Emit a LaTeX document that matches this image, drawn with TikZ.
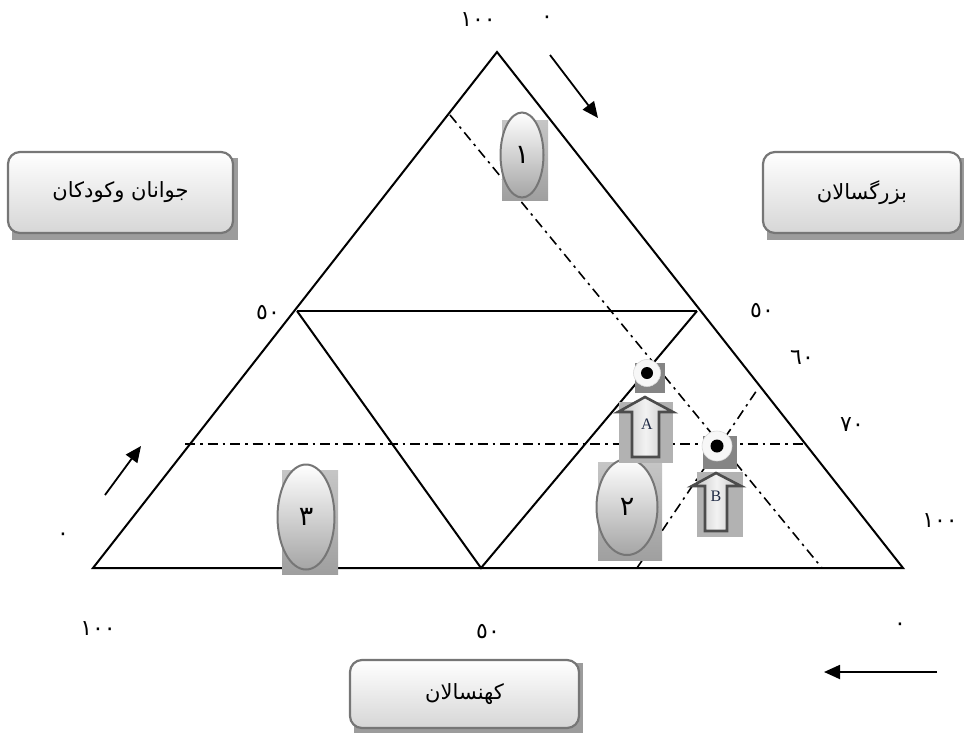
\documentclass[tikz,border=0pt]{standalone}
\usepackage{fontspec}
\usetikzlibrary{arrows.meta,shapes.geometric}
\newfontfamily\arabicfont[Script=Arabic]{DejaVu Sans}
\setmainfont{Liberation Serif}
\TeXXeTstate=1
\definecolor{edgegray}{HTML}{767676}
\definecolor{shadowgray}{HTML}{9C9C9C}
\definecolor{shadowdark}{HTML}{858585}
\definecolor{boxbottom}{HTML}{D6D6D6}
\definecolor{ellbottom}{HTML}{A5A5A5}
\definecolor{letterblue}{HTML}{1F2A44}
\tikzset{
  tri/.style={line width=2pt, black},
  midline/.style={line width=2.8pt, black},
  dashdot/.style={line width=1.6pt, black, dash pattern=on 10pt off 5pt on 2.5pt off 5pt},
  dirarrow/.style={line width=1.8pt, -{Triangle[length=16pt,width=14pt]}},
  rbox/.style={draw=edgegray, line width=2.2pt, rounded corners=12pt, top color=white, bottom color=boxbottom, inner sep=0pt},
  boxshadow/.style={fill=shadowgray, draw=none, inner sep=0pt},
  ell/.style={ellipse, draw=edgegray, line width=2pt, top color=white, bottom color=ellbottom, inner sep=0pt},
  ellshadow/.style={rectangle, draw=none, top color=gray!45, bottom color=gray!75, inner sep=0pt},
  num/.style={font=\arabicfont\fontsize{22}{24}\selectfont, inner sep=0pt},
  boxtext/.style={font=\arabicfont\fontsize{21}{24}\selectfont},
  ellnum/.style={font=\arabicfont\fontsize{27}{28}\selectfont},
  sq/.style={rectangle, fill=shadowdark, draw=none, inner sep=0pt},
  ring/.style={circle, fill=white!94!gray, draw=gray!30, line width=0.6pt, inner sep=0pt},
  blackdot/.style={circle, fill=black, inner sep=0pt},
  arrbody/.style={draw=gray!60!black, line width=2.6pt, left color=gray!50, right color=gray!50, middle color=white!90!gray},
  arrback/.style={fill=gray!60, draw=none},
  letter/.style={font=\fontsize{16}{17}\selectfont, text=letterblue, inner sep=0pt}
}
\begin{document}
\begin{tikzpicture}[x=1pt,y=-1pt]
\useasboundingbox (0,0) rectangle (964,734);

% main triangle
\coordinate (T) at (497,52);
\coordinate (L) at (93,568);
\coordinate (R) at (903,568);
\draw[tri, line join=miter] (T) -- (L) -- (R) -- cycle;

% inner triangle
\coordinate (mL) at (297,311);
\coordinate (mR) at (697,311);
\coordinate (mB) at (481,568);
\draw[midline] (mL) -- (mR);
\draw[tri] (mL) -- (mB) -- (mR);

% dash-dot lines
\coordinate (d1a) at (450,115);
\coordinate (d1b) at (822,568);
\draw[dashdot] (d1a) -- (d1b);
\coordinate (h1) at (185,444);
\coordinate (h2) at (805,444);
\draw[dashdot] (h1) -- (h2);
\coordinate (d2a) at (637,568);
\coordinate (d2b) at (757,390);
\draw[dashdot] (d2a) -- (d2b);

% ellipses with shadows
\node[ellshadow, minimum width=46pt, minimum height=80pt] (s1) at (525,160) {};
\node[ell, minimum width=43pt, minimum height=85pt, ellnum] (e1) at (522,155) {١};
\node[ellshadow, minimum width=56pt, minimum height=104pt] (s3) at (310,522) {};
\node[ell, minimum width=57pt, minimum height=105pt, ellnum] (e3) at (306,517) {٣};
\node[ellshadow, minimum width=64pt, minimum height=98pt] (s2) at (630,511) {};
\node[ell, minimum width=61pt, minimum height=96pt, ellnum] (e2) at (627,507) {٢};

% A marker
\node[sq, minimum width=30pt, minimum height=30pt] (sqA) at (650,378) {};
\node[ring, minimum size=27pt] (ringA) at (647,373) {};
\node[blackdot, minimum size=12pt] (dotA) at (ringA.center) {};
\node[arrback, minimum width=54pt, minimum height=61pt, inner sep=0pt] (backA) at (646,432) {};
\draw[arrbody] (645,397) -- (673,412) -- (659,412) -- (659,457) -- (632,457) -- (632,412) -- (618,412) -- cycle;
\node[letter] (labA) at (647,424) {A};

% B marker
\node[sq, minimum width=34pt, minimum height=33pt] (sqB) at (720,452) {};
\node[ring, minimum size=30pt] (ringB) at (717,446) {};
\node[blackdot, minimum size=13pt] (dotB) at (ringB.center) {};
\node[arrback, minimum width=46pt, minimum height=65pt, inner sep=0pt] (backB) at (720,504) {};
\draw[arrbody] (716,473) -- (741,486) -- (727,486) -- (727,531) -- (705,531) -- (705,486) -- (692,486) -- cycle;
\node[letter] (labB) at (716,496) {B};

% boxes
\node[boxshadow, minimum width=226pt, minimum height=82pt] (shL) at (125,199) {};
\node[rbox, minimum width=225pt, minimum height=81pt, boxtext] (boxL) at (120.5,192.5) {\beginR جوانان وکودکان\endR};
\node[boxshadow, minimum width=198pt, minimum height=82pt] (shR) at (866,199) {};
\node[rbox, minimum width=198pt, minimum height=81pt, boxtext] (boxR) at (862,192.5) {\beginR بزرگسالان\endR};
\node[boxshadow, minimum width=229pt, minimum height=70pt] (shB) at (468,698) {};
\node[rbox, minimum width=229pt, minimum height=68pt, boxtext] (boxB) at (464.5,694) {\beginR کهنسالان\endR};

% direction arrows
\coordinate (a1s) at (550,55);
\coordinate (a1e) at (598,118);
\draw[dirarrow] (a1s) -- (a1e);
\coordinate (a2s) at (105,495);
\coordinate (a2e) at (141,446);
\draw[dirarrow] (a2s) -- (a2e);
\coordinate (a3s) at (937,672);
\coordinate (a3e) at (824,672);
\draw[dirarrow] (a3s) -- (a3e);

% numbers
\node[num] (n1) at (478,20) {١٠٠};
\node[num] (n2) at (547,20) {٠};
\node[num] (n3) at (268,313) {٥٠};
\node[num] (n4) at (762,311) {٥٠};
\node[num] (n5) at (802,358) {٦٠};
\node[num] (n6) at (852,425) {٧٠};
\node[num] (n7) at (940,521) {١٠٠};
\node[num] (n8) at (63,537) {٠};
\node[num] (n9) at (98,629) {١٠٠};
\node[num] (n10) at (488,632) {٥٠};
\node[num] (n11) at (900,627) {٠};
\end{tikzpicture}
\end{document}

= = = =

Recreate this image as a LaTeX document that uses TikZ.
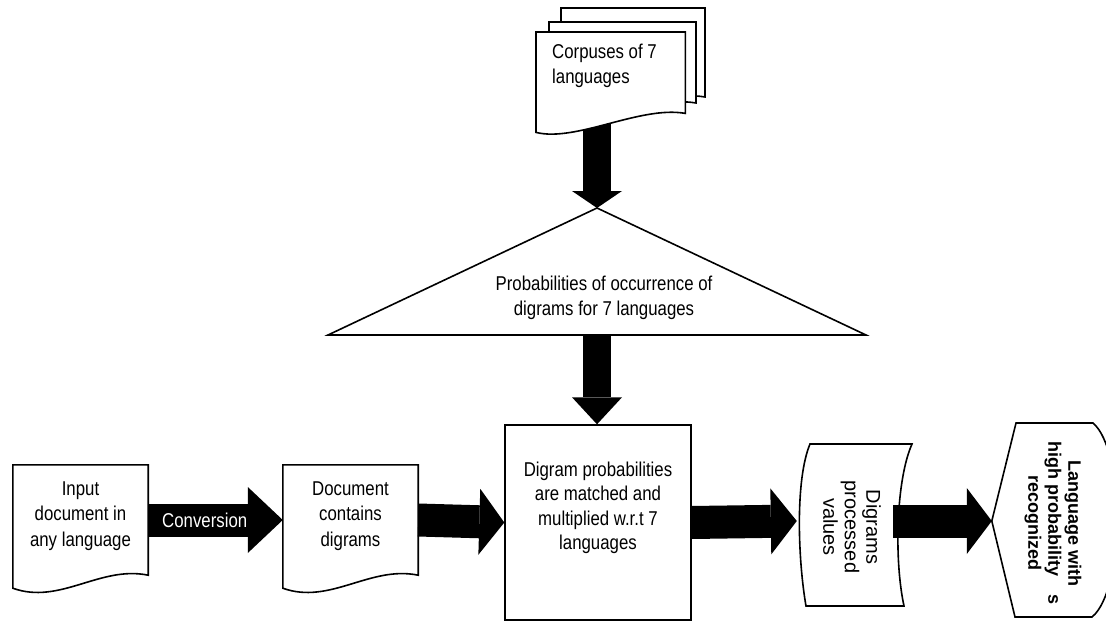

= = = =

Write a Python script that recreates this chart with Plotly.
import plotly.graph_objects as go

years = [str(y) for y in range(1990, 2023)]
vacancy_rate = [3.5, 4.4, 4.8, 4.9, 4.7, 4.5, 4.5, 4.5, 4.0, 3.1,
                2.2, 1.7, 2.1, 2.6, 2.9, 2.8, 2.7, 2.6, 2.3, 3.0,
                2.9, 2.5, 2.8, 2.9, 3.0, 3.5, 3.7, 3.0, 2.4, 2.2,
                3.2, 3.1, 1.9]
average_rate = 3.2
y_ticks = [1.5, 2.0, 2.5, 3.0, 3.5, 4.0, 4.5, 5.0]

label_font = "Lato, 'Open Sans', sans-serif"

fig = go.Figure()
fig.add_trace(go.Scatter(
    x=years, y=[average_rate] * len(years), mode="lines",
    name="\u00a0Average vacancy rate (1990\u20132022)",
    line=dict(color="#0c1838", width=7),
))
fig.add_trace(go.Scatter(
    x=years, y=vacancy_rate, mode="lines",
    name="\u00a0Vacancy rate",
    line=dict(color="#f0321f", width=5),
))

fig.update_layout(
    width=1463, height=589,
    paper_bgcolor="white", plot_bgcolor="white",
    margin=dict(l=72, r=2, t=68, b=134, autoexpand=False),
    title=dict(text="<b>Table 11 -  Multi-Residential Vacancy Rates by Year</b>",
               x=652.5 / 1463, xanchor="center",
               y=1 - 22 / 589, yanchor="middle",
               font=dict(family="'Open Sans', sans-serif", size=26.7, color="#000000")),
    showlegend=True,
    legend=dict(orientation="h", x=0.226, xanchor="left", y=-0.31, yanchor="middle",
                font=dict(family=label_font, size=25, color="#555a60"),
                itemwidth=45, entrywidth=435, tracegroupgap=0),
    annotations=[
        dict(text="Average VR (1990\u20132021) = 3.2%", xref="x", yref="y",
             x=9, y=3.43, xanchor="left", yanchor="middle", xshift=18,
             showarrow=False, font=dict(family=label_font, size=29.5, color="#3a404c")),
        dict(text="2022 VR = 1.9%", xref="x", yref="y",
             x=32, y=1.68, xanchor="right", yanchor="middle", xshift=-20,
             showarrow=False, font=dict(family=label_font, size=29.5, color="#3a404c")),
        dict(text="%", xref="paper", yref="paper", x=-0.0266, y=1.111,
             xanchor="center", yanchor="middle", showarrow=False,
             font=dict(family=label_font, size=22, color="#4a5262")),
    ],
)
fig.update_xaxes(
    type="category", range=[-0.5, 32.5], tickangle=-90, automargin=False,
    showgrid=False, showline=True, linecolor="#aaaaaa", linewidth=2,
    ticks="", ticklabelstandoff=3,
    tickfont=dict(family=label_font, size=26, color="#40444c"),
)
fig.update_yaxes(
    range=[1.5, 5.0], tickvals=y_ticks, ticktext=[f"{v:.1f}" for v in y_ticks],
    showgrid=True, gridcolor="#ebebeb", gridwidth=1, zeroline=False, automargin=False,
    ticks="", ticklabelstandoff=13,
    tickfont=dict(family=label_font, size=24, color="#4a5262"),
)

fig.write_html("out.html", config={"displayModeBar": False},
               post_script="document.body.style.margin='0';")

= = = =

* _WRITTEN TASK_
Copy the records above exactly, beginning at the line that contains "Write a Python" and stopping after the line that contains "import plotly.graph_objects as go".

* _EXERCISE ANSWER_
Write a Python script that recreates this chart with Plotly.
import plotly.graph_objects as go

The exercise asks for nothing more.